ONCE UPON A TIME our governors-general came from Britain and returned home at the end of their tours of duty, never to be heard of again, at least not in the context of Australian public life. Today those who are appointed to that high office are distinguished Australians who continue to live among us, either immediately upon stepping down or after a brief sojourn overseas. Hitherto they have returned to their home states, but our latest former governor-general has retired to live in Canberra, just down the road from Yarralumla. The question of what, if anything, we should do with them after they leave Government House has never been considered in public policy terms, so far as I am aware, and such precedents as we have are ad hoc, contradictory and unsatisfactory.

Our present governor-general is the twenty-third to hold the office, and the tenth Australian. Dr Peter Hollingworth's Australian predecessors were Sir Isaac Isaacs, Sir William McKell, Lord Casey, Sir Paul Hasluck, Sir John Kerr, Sir Zelman Cowen, Sir Ninian Stephen, Bill Hayden and Sir William Deane.

SIR ISAAC ISAACS was a Queen's Counsel, member of the Legislative Assembly of Victoria, Solicitor-General and later Attorney-General for Victoria, occasionally acting Premier, member of the House of Representatives in the federal parliament, federal Attorney-General under Prime Minister Alfred Deakin, Justice of the High Court under Chief Justice Sir Samuel Griffith, Chief Justice, and finally, in 1931, at the age of seventy-five, the first native-born Australian governor-general.

His appointment was opposed by the King, by the federal Opposition, and by some sections of the media.
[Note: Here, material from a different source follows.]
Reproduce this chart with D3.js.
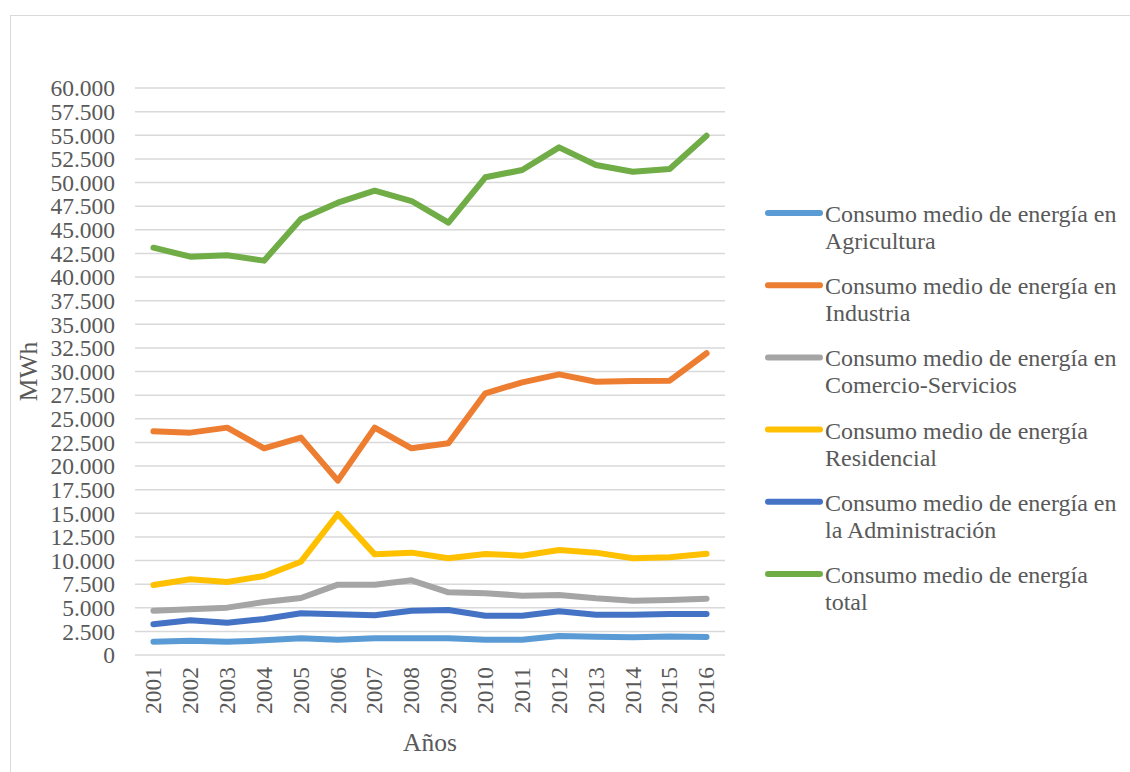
<!DOCTYPE html>
<html>
<head>
<meta charset="utf-8">
<script src="https://cdn.jsdelivr.net/npm/d3@7"></script>
<style>
  html, body { margin: 0; padding: 0; background: #ffffff; }
  svg { display: block; }
  text { font-family: "Liberation Serif", "Times New Roman", serif; fill: #595959; }
</style>
</head>
<body>
<svg id="chart" width="1130" height="772"></svg>
<script>
const years = ["2001","2002","2003","2004","2005","2006","2007","2008","2009","2010","2011","2012","2013","2014","2015","2016"];
const yTicks = [0,2500,5000,7500,10000,12500,15000,17500,20000,22500,25000,27500,30000,32500,35000,37500,40000,42500,45000,47500,50000,52500,55000,57500,60000];

const seriesNames = [
  ["Consumo medio de energía en", "Agricultura"],
  ["Consumo medio de energía en", "Industria"],
  ["Consumo medio de energía en", "Comercio-Servicios"],
  ["Consumo medio de energía", "Residencial"],
  ["Consumo medio de energía en", "la Administración"],
  ["Consumo medio de energía", "total"]
];
const seriesColors = ["#5B9BD5", "#ED7D31", "#A5A5A5", "#FFC000", "#4472C4", "#70AD47"];

const agricultura    = [1410,1520,1410,1550,1760,1620,1760,1760,1760,1620,1620,2010,1940,1870,1970,1900];
const industria      = [23670,23530,24060,21870,23000,18450,24060,21870,22400,27690,28850,29700,28920,28990,29030,31930];
const comercio       = [4690,4830,5010,5610,6030,7440,7440,7900,6630,6530,6280,6350,6000,5750,5820,5960];
const residencial    = [7410,8010,7725,8360,9875,14920,10650,10830,10230,10690,10510,11110,10830,10230,10340,10720];
const administracion = [3250,3670,3420,3810,4410,4300,4200,4690,4760,4160,4160,4620,4270,4270,4340,4340];
const total          = [43100,42150,42300,41730,46140,47860,49130,48040,45750,50550,51320,53720,51850,51140,51430,54950];

const seriesValues = [agricultura, industria, comercio, residencial, administracion, total];

const svg = d3.select("#chart");
const FS = 23.5;
const LFS = 24;
const TFS = 25.5;

// outer border
svg.append("rect")
  .attr("x", 10.5).attr("y", 15.5)
  .attr("width", 1200).attr("height", 900)
  .attr("fill", "none").attr("stroke", "#d9d9d9").attr("stroke-width", 1);

const plot = { left: 135, right: 725, top: 88, bottom: 655 };

const x = d3.scaleBand().domain(years).range([plot.left, plot.right]).paddingInner(0).paddingOuter(0);
const y = d3.scaleLinear().domain([0, 60000]).range([plot.bottom, plot.top]);

const fmt = v => v === 0 ? "0" : d3.format(",")(v).replace(/,/g, ".");

// gridlines
svg.append("g").selectAll("line").data(yTicks).join("line")
  .attr("x1", plot.left).attr("x2", plot.right)
  .attr("y1", d => y(d)).attr("y2", d => y(d))
  .attr("stroke", "#d9d9d9").attr("stroke-width", 1.5);

// y axis labels
const yAxis = d3.axisLeft(y).tickValues(yTicks).tickFormat(fmt).tickSize(0).tickPadding(0);
const gy = svg.append("g").attr("transform", `translate(${plot.left - 20},0)`).call(yAxis);
gy.select(".domain").remove();
gy.selectAll("text").attr("font-size", FS).attr("font-family", "Liberation Serif").attr("fill", "#595959").attr("dy", "0.33em");

// x axis labels
const xAxis = d3.axisBottom(x).tickSize(0).tickPadding(0);
const gx = svg.append("g").attr("transform", `translate(0,${plot.bottom})`).call(xAxis);
gx.select(".domain").remove();
gx.selectAll("text")
  .attr("font-size", FS).attr("font-family", "Liberation Serif").attr("fill", "#595959")
  .attr("transform", "rotate(-90)")
  .attr("text-anchor", "end")
  .attr("x", -12).attr("y", 0).attr("dy", "0.33em");

// axis titles
svg.append("text")
  .attr("x", (plot.left + plot.right) / 2).attr("y", 751)
  .attr("text-anchor", "middle").attr("font-size", TFS).text("Años");
svg.append("text")
  .attr("transform", `translate(37,${(plot.top + plot.bottom) / 2}) rotate(-90)`)
  .attr("text-anchor", "middle").attr("font-size", TFS).text("MWh");

// lines
const line = d3.line().x((d, i) => x(years[i]) + x.bandwidth() / 2).y(d => y(d));
svg.append("g").selectAll("path").data(seriesValues).join("path")
  .attr("d", d => line(d))
  .attr("fill", "none")
  .attr("stroke", (d, i) => seriesColors[i])
  .attr("stroke-width", 6)
  .attr("stroke-linejoin", "round")
  .attr("stroke-linecap", "round");

// legend
const leg = svg.append("g");
const legTop = 213, legStep = 72.2;
seriesNames.forEach((lines, i) => {
  const ly = legTop + i * legStep;
  leg.append("line")
    .attr("x1", 768).attr("x2", 820).attr("y1", ly).attr("y2", ly)
    .attr("stroke", seriesColors[i]).attr("stroke-width", 6).attr("stroke-linecap", "round");
  const t = leg.append("text").attr("x", 825).attr("y", ly + 9).attr("font-size", LFS);
  lines.forEach((s, j) => {
    t.append("tspan").attr("x", 825).attr("dy", j === 0 ? 0 : 27).text(s);
  });
});
</script>
</body>
</html>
His appointment was of significance to the empire, for it was the first appointment of a governor-general to be recommended to the monarch by a dominion prime minister and not by a British minister.

Isaacs was called upon several times to exercise constitutional functions in potentially politically troublesome circumstances, but he handled each situation impeccably. He also had to cope with the coming to office of an Opposition which had opposed his appointment. He handled that successfully and set a pattern for future incumbents who would be so placed. His term as the first Australian in the post has been described as one of the most important in the history of the office.